Entries with chart source code:
* BEGIN *
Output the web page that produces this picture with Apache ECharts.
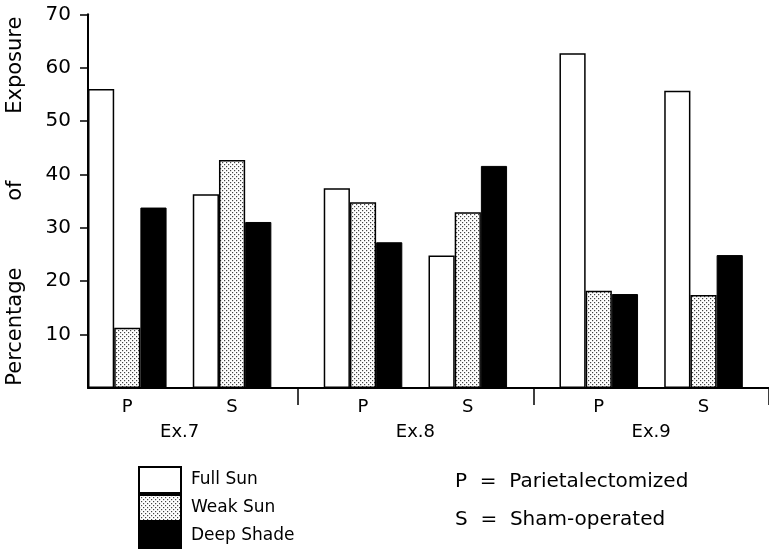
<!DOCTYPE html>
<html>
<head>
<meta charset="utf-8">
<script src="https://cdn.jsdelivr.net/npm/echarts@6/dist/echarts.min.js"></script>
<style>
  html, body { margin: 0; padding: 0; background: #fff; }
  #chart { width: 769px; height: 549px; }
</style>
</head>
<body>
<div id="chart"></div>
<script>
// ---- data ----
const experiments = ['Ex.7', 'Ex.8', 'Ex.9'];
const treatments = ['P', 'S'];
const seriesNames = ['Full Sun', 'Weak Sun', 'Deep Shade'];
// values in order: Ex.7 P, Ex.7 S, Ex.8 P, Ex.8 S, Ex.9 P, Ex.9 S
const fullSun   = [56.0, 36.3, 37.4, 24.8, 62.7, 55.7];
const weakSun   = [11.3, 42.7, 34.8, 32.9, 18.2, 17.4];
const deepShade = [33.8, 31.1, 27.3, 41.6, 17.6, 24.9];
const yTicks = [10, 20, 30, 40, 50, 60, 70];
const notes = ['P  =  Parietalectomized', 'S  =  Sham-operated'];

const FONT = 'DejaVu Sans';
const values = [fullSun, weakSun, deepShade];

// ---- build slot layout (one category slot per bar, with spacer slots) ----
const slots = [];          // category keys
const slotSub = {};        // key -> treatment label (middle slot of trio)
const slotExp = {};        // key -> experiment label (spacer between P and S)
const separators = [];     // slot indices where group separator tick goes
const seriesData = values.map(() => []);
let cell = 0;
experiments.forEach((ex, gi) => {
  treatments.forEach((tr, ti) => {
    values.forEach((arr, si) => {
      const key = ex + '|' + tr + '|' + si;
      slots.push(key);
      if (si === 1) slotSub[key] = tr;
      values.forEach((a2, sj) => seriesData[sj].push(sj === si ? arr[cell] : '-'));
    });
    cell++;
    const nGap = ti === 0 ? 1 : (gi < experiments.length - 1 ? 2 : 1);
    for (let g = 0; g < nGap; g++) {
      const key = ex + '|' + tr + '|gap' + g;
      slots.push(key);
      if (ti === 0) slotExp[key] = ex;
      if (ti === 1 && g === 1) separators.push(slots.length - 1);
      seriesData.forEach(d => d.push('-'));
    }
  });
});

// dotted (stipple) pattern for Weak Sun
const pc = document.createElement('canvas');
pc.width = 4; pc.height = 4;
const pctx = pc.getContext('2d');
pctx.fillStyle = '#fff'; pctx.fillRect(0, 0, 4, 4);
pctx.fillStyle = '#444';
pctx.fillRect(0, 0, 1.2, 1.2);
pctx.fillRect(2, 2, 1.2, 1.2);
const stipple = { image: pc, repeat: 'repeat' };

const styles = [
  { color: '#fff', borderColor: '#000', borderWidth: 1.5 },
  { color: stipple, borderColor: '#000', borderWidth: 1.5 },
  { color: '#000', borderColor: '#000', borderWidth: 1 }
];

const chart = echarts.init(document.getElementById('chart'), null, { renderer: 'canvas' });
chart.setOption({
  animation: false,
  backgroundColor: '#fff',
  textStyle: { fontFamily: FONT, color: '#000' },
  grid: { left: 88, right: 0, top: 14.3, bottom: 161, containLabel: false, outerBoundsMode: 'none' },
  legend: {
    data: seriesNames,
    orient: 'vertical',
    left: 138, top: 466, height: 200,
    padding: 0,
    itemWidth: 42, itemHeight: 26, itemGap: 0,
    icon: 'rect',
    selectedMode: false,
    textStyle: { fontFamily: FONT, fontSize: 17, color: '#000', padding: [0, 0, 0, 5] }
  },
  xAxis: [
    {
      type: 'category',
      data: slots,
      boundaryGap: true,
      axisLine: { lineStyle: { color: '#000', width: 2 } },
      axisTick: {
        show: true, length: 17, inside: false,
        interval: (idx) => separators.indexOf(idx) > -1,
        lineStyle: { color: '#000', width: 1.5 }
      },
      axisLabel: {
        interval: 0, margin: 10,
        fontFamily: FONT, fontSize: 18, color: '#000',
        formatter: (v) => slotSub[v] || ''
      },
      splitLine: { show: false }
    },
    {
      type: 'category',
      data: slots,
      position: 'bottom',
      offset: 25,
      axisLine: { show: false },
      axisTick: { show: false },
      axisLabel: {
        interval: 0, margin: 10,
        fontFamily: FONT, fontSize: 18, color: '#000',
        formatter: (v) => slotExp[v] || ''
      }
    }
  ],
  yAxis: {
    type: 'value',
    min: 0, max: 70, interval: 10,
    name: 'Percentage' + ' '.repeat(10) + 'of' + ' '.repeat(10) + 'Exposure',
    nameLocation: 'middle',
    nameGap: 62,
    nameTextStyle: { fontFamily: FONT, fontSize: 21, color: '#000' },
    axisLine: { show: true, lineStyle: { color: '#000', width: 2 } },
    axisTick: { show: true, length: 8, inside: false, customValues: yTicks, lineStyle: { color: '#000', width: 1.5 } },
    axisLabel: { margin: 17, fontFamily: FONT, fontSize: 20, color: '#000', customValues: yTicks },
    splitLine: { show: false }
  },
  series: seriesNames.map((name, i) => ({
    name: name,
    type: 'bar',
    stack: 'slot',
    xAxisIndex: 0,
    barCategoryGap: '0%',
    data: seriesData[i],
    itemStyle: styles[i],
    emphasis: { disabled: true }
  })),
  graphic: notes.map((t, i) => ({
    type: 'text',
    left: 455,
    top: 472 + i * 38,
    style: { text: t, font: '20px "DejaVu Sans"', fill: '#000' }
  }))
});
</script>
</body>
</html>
* END *
* BEGIN *
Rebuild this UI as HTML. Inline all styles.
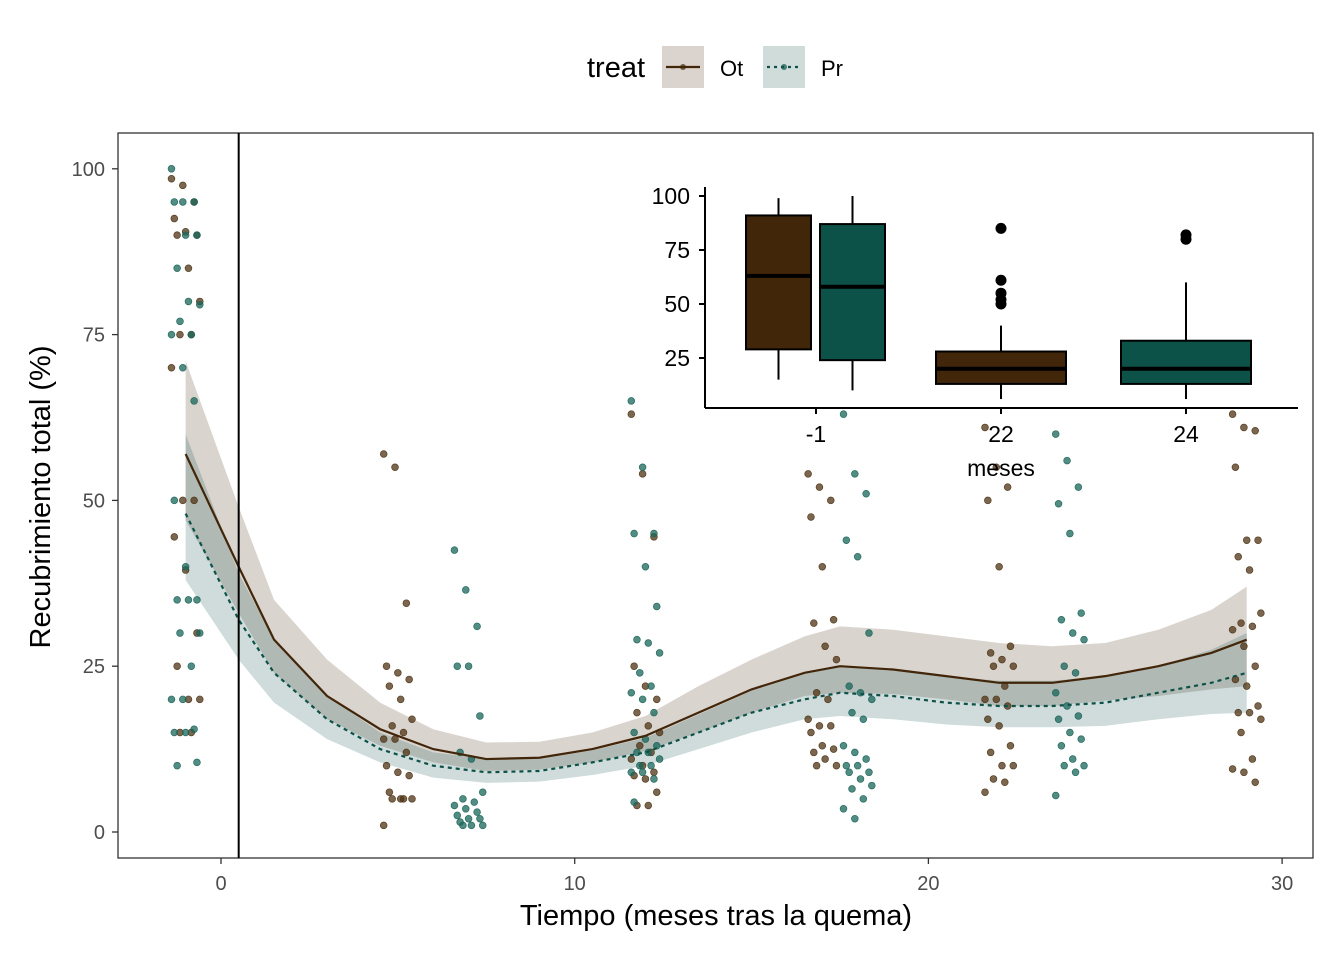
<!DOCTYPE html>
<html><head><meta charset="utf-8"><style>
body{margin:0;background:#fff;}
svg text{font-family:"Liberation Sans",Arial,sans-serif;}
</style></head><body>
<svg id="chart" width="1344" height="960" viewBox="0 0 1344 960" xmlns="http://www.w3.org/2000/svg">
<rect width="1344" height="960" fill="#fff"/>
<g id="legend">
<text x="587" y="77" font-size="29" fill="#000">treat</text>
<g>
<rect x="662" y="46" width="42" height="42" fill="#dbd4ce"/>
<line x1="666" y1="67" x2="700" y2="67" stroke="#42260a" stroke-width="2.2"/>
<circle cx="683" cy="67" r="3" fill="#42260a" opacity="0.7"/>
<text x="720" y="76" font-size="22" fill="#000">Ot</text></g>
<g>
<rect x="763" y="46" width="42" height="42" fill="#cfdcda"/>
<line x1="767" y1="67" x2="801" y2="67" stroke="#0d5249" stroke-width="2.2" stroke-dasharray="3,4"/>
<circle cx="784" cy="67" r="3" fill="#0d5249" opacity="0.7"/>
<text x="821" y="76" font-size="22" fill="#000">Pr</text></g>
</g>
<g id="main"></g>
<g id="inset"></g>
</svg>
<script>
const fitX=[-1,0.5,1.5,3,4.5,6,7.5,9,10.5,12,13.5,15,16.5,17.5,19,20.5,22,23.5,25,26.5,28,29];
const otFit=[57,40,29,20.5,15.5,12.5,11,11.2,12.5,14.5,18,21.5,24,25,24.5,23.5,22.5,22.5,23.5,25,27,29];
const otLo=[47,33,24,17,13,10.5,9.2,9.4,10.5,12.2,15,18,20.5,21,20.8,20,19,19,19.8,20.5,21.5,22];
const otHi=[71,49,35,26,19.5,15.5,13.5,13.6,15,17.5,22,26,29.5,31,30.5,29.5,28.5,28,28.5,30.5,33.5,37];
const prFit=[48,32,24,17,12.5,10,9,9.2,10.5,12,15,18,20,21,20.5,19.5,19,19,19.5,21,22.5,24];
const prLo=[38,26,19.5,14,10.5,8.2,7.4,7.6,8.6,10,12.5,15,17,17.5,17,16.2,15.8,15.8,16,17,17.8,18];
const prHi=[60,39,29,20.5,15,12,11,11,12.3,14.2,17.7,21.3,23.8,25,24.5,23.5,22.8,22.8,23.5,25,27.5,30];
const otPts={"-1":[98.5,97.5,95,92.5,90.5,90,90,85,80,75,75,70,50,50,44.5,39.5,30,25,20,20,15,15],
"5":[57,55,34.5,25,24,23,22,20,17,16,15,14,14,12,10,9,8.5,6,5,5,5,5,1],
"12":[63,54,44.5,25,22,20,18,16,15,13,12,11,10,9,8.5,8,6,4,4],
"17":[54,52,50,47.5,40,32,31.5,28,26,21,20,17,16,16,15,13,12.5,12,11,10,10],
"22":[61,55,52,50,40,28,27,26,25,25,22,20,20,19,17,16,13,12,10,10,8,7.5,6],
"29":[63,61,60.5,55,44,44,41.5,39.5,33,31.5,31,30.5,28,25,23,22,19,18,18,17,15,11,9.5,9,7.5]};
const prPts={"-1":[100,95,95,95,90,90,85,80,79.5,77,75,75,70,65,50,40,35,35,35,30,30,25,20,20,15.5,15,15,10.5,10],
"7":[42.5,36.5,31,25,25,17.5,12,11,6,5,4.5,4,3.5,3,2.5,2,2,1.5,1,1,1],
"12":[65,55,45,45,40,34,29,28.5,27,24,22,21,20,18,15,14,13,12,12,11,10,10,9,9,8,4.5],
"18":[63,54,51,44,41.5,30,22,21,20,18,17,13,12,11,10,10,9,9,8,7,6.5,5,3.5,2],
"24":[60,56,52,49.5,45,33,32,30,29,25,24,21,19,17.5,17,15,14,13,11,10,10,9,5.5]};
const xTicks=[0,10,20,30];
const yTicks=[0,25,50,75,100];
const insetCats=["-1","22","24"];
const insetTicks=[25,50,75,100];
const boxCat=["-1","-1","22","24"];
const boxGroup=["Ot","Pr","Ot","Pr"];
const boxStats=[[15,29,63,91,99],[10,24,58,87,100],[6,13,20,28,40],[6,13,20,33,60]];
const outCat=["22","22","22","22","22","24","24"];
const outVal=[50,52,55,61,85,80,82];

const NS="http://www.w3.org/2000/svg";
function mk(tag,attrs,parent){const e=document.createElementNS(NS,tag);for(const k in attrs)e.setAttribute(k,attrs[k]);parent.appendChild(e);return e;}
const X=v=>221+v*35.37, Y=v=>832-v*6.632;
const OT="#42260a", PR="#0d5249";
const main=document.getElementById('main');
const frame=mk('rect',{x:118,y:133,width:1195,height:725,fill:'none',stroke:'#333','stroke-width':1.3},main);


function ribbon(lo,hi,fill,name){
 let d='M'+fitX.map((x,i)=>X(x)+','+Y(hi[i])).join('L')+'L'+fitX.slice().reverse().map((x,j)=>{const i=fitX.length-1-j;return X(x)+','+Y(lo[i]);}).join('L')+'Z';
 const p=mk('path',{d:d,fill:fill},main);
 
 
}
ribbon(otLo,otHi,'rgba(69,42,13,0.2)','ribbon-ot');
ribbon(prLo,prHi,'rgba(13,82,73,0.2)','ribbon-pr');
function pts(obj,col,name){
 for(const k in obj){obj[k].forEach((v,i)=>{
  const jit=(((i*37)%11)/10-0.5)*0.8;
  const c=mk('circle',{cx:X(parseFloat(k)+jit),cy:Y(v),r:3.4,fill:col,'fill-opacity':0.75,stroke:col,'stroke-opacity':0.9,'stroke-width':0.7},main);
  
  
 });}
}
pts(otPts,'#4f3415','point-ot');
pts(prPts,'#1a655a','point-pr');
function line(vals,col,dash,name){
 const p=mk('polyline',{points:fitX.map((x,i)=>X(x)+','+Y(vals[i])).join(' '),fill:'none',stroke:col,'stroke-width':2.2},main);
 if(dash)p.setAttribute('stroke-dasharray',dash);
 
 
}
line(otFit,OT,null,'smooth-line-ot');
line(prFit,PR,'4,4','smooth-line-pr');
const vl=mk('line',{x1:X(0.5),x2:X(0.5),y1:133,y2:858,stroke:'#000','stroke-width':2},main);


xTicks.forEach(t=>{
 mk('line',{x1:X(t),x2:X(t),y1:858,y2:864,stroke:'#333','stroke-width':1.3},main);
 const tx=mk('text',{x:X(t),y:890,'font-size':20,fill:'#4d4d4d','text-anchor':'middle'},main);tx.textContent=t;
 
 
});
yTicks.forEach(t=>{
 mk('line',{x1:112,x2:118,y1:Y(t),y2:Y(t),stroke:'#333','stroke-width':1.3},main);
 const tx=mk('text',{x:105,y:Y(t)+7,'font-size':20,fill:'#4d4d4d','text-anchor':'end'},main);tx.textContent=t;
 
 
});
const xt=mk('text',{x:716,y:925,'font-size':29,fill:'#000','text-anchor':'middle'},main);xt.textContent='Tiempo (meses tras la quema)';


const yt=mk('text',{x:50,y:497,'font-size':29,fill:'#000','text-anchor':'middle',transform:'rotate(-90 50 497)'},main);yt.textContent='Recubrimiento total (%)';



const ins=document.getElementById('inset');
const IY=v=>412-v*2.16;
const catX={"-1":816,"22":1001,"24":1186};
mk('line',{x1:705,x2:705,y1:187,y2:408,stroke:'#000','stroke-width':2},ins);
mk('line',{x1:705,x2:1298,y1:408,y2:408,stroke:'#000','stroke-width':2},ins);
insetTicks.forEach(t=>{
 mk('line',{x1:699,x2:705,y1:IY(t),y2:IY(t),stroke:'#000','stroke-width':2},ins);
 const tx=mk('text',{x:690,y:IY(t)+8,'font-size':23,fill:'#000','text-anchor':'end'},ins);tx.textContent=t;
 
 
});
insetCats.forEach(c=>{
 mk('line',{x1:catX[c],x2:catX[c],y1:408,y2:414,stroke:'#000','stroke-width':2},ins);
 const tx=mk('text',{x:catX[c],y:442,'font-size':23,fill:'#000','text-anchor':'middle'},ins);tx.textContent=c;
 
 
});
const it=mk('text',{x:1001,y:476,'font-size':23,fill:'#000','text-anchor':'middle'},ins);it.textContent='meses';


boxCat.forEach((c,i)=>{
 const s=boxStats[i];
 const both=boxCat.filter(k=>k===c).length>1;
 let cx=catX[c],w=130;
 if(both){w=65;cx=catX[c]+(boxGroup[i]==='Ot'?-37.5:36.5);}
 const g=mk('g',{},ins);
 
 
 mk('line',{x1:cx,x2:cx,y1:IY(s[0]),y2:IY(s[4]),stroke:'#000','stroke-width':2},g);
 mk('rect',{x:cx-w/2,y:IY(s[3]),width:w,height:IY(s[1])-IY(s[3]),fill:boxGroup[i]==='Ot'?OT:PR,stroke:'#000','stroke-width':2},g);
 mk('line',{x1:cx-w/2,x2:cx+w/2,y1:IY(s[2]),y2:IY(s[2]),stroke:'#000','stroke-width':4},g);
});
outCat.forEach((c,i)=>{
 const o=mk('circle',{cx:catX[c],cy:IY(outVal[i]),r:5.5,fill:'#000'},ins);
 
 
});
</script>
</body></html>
* END *
* BEGIN *
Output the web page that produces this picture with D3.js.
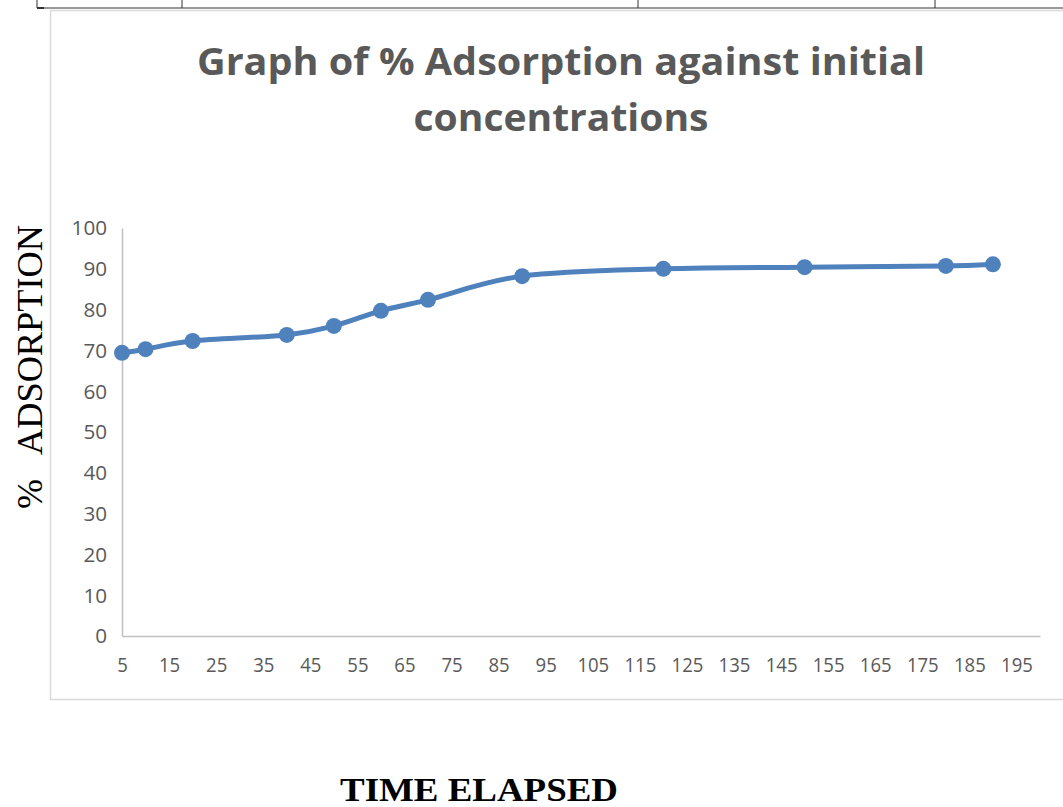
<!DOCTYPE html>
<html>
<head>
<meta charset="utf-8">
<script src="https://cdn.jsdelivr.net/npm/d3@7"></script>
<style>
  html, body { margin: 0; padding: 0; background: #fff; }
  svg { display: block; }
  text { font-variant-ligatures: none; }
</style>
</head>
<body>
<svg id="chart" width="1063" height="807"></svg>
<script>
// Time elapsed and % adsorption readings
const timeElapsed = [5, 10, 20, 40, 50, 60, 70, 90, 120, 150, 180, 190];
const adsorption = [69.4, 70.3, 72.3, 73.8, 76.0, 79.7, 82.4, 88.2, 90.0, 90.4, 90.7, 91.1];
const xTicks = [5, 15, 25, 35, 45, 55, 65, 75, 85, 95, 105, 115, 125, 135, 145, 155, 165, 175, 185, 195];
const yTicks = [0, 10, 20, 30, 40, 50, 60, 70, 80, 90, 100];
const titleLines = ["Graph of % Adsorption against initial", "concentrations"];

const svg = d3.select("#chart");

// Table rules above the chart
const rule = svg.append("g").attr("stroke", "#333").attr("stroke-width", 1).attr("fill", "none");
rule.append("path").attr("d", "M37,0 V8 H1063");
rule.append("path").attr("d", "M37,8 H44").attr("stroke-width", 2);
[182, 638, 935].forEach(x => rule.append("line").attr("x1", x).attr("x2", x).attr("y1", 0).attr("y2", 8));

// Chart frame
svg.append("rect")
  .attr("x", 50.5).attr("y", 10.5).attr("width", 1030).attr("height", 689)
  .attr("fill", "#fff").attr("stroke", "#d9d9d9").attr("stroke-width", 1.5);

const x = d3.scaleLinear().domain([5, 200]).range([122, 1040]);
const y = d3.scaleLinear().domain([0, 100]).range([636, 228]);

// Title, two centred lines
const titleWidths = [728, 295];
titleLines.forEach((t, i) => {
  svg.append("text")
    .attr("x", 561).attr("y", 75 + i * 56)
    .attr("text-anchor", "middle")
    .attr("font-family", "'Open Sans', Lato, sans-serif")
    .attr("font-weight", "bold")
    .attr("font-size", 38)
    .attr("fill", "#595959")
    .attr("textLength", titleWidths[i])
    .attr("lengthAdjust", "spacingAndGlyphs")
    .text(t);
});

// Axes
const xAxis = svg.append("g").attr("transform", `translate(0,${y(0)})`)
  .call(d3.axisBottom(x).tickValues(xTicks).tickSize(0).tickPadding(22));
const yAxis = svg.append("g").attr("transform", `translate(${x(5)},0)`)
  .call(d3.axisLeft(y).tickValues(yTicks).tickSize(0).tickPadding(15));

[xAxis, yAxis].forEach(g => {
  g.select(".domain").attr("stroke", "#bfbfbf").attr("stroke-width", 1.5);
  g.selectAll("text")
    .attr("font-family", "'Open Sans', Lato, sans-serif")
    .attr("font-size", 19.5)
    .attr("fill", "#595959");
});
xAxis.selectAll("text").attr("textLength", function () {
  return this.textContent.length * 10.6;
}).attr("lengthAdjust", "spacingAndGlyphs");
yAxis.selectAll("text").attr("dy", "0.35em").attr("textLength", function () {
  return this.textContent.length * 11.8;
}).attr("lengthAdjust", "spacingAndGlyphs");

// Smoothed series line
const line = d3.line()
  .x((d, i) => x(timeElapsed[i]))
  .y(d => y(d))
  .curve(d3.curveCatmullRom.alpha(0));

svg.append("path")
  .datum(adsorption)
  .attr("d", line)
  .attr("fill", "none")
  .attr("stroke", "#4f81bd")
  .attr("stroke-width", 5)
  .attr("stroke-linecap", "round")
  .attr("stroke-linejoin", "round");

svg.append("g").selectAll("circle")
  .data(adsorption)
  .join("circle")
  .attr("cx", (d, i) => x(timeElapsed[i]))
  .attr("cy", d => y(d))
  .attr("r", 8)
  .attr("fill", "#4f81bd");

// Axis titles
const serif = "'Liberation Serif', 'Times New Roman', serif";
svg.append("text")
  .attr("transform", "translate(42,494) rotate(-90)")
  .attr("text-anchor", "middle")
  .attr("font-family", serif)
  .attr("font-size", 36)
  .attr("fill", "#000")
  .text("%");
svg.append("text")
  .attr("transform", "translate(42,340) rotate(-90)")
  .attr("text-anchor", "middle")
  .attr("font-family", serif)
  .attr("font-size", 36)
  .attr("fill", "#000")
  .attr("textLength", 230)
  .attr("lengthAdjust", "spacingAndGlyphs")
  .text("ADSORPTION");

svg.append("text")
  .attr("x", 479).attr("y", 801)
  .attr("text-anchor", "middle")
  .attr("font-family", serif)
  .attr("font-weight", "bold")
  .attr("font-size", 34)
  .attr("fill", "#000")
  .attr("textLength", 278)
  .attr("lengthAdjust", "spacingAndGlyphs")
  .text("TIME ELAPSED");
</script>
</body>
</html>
* END *
Written request:
Tally the lines of the records holding the word "page", then state only the tally.

Result of the exercise:
2